Canola – Topics of Interest
European Union Rapeseed Imports:
Although Canadian canola exports to the European Union have declined by 62% (-341 thousand MT) from last crop year (July 2022 through February 2023), total 2022/23 EU rapeseed imports from all origins have increased by 45% to 4.6 million MT. Ukraine has been the top exporter and accounts for 56% of EU-27 rapeseed exports (2.6 million MT). Australia with its biggest rapeseed crop ever now ranks second with 36.4% market share (1.7 million MT). In contrast, Canadian exports to the EU have dropped to 4.2% market share (193 thousand MT).
The bottlenecks to Ukrainian shipments that were dreaded last year were mitigated by suppliers establishing alternative delivery routes to the closed or blockaded seaports. Ukraine oilseeds were primarily shipped to EU member states bordering Ukraine.

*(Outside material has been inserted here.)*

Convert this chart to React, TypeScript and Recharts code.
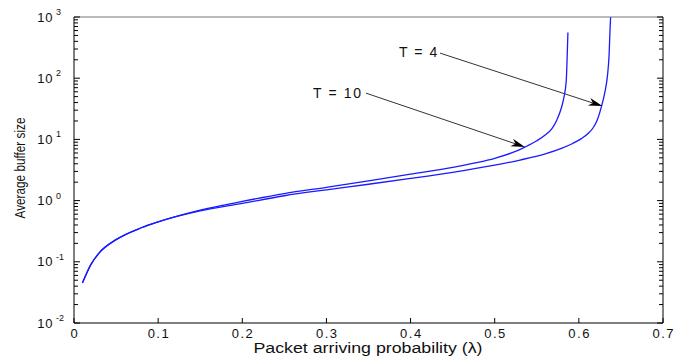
import { LineChart, Line, XAxis, YAxis, ReferenceLine, ReferenceDot } from "recharts";

// packet arriving probability (lambda) vs average buffer size
const lambdaT10 = [0.01, 0.02, 0.03, 0.05, 0.08, 0.1, 0.15, 0.2, 0.25, 0.3, 0.35, 0.4, 0.45, 0.48, 0.5, 0.52, 0.536, 0.55, 0.56, 0.568, 0.574, 0.579, 0.582, 0.585, 0.586, 0.587];
const bufferT10 = [0.045, 0.09, 0.14, 0.23, 0.36, 0.45, 0.7, 0.97, 1.3, 1.65, 2.1, 2.7, 3.5, 4.2, 4.9, 6.0, 7.5, 9.5, 11.8, 15, 21, 32, 47, 90, 200, 560];

const lambdaT4 = [0.01, 0.02, 0.03, 0.05, 0.08, 0.1, 0.15, 0.2, 0.25, 0.3, 0.35, 0.4, 0.45, 0.5, 0.53, 0.56, 0.58, 0.592, 0.603, 0.611, 0.617, 0.622, 0.627, 0.631, 0.634, 0.636, 0.637, 0.638];
const bufferT4 = [0.045, 0.09, 0.14, 0.23, 0.36, 0.45, 0.68, 0.9, 1.2, 1.5, 1.85, 2.3, 2.9, 3.8, 4.6, 5.8, 7.2, 8.5, 10.3, 12.5, 15.5, 21, 35, 60, 110, 250, 600, 1200];

const xTicks = [0, 0.1, 0.2, 0.3, 0.4, 0.5, 0.6, 0.7];
const yMajor = [0.01, 0.1, 1, 10, 100, 1000];
const yExponents = ["-2", "-1", "0", "1", "2", "3"];
const minorSteps = [2, 3, 4, 5, 6, 7, 8, 9];

const seriesLabels = ["T = 10", "T = 4"];
// label centre, arrow start and arrow tip in data coords
const labelAt = [[0.3126, 57], [0.409, 268]];
const arrowFrom = [[0.347, 57], [0.435, 257]];
const arrowTo = [[0.536, 7.5], [0.628, 35]];

const toPoints = (xs: number[], ys: number[]) => xs.map((x, i) => ({ x, y: ys[i] }));
const dataT10 = toPoints(lambdaT10, bufferT10);
const dataT4 = toPoints(lambdaT4, bufferT4);

const yTicks = [
  ...yMajor,
  ...yMajor.slice(0, -1).flatMap((m) => minorSteps.map((k) => +(m * k).toPrecision(3))),
].sort((a, b) => a - b);

const W = 675;
const H = 358;
const LEFT = 74;
const TOP = 17;
const PLOT_W = 589;
const PLOT_H = 306;
const FONT = "'Liberation Sans', Arial, sans-serif";

function isMajor(v: number) {
  const e = Math.log10(v);
  return Math.abs(e - Math.round(e)) < 1e-6;
}

function LeftTick(props: any) {
  const { x, y, payload } = props;
  const v = payload.value;
  const major = isMajor(v);
  const idx = yMajor.findIndex((m) => Math.abs(Math.log10(m) - Math.log10(v)) < 1e-6);
  return (
    <g>
      <line x1={x} y1={y} x2={x + (major ? 6 : 4)} y2={y} stroke="#000" />
      {major && (
        <>
          <text x={x - 21} y={y + 4.5} textAnchor="end" fontSize={13} fontFamily={FONT} fill="#111" letterSpacing={0.6}>10</text>
          <text x={x - 18} y={y - 2} textAnchor="start" fontSize={9} fontFamily={FONT} fill="#111">{yExponents[idx]}</text>
        </>
      )}
    </g>
  );
}

function RightTick(props: any) {
  const { x, y, payload } = props;
  const major = isMajor(payload.value);
  return <line x1={x} y1={y} x2={x - (major ? 6 : 4)} y2={y} stroke="#000" />;
}

function BottomTick(props: any) {
  const { x, y, payload } = props;
  return (
    <g>
      <line x1={x} y1={y} x2={x} y2={y - 5} stroke="#000" />
      <text x={x + 0.8} y={y + 15} textAnchor="middle" fontSize={13} fontFamily={FONT} fill="#111" letterSpacing={1.5}>{payload.value}</text>
    </g>
  );
}

function TopTick(props: any) {
  const { x, y } = props;
  return <line x1={x} y1={y} x2={x} y2={y + 5} stroke="#000" />;
}

function Arrow(props: any) {
  const { x1, y1, x2, y2 } = props;
  const ang = Math.atan2(y2 - y1, x2 - x1);
  const len = 14;
  const half = 4;
  const bx = x2 - len * Math.cos(ang);
  const by = y2 - len * Math.sin(ang);
  const nx = x2 - (len - 4) * Math.cos(ang);
  const ny = y2 - (len - 4) * Math.sin(ang);
  const px = -Math.sin(ang) * half;
  const py = Math.cos(ang) * half;
  return (
    <g>
      <line x1={x1} y1={y1} x2={nx} y2={ny} stroke="#333" strokeWidth={1} />
      <polygon points={`${x2},${y2} ${bx + px},${by + py} ${nx},${ny} ${bx - px},${by - py}`} fill="#000" />
    </g>
  );
}

function TextMark(text: string) {
  return (props: any) => (
    <text x={props.cx + 0.8} y={props.cy + 5} textAnchor="middle" fontSize={14} fontFamily={FONT} fill="#111" letterSpacing={1.6}>{text}</text>
  );
}

export default function App() {
  const yMid = 168;
  return (
    <div style={{ position: "absolute", left: 0, top: 0, background: "#fff" }}>
      <LineChart width={W} height={H} margin={{ top: TOP - 1, right: W - LEFT - PLOT_W - 1, bottom: 0, left: 10 }}>
        <XAxis
          xAxisId="main"
          dataKey="x"
          type="number"
          domain={[0, 0.7]}
          ticks={xTicks}
          interval={0}
          allowDataOverflow
          height={H - TOP - PLOT_H}
          tickSize={0}
          tickMargin={0}
          tickLine={false}
          tick={<BottomTick />}
          axisLine={{ stroke: "#000" }}
          label={() => (
            <text x={LEFT + PLOT_W / 2 - 0.5} y={353} textAnchor="middle" fontSize={14} fontFamily={FONT} fill="#111" textLength={229} lengthAdjust="spacingAndGlyphs">
              Packet arriving probability (λ)
            </text>
          )}
        />
        <XAxis
          xAxisId="top"
          orientation="top"
          type="number"
          domain={[0, 0.7]}
          ticks={xTicks}
          interval={0}
          allowDataOverflow
          height={1}
          tickSize={0}
          tickMargin={0}
          tickLine={false}
          tick={<TopTick />}
          axisLine={{ stroke: "#777" }}
        />
        <YAxis
          yAxisId="main"
          scale="log"
          type="number"
          domain={[0.01, 1000]}
          ticks={yTicks}
          interval={0}
          allowDataOverflow
          width={64}
          tickSize={0}
          tickMargin={0}
          tickLine={false}
          tick={<LeftTick />}
          axisLine={{ stroke: "#000" }}
          label={() => (
            <text
              x={25}
              y={yMid}
              transform={`rotate(-90 25 ${yMid})`}
              textAnchor="middle"
              fontSize={14}
              fontFamily={FONT}
              fill="#111"
              textLength={101}
              lengthAdjust="spacingAndGlyphs"
            >
              Average buffer size
            </text>
          )}
        />
        <YAxis
          yAxisId="right"
          orientation="right"
          scale="log"
          type="number"
          domain={[0.01, 1000]}
          ticks={yTicks}
          interval={0}
          allowDataOverflow
          width={1}
          tickSize={0}
          tickMargin={0}
          tickLine={false}
          tick={<RightTick />}
          axisLine={{ stroke: "#000" }}
        />
        <Line xAxisId="main" yAxisId="main" data={dataT10} dataKey="y" type="monotone" stroke="#1a1aff" strokeWidth={1.3} dot={false} isAnimationActive={false} />
        <Line xAxisId="main" yAxisId="main" data={dataT4} dataKey="y" type="monotone" stroke="#1a1aff" strokeWidth={1.3} dot={false} isAnimationActive={false} />
        {seriesLabels.map((s, i) => (
          <ReferenceLine
            key={"a" + i}
            xAxisId="main"
            yAxisId="main"
            segment={[
              { x: arrowFrom[i][0], y: arrowFrom[i][1] },
              { x: arrowTo[i][0], y: arrowTo[i][1] },
            ]}
            shape={Arrow}
          />
        ))}
        {seriesLabels.map((s, i) => (
          <ReferenceDot key={"l" + i} xAxisId="main" yAxisId="main" x={labelAt[i][0]} y={labelAt[i][1]} r={0} shape={TextMark(s)} />
        ))}
      </LineChart>
    </div>
  );
}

International Grains Council (IGC) – Global Soybean Supply and Demand
The IGC sees the 2022/23 global soybean output rise by 4% year-over-year. A big Brazilian crop is more than offsetting smaller harvests elsewhere, notably in Argentina. However, with uptake advancing modestly, stocks are set to tighten. Depending on shipments to China, Argentina and a range of other buyers, trade is forecast to rise solidly (+7%).
The 2023/24 global soybean output is projected to expand by 29 million MT year-over-year due to acreage gains and improved yields. Amid expanded use of soybean products in feed, food and industrial sectors, uptake is seen at a new high, with stock accumulation likely. The 2023/24 soybean trade is predicted at a record of 173 million MT (+4%).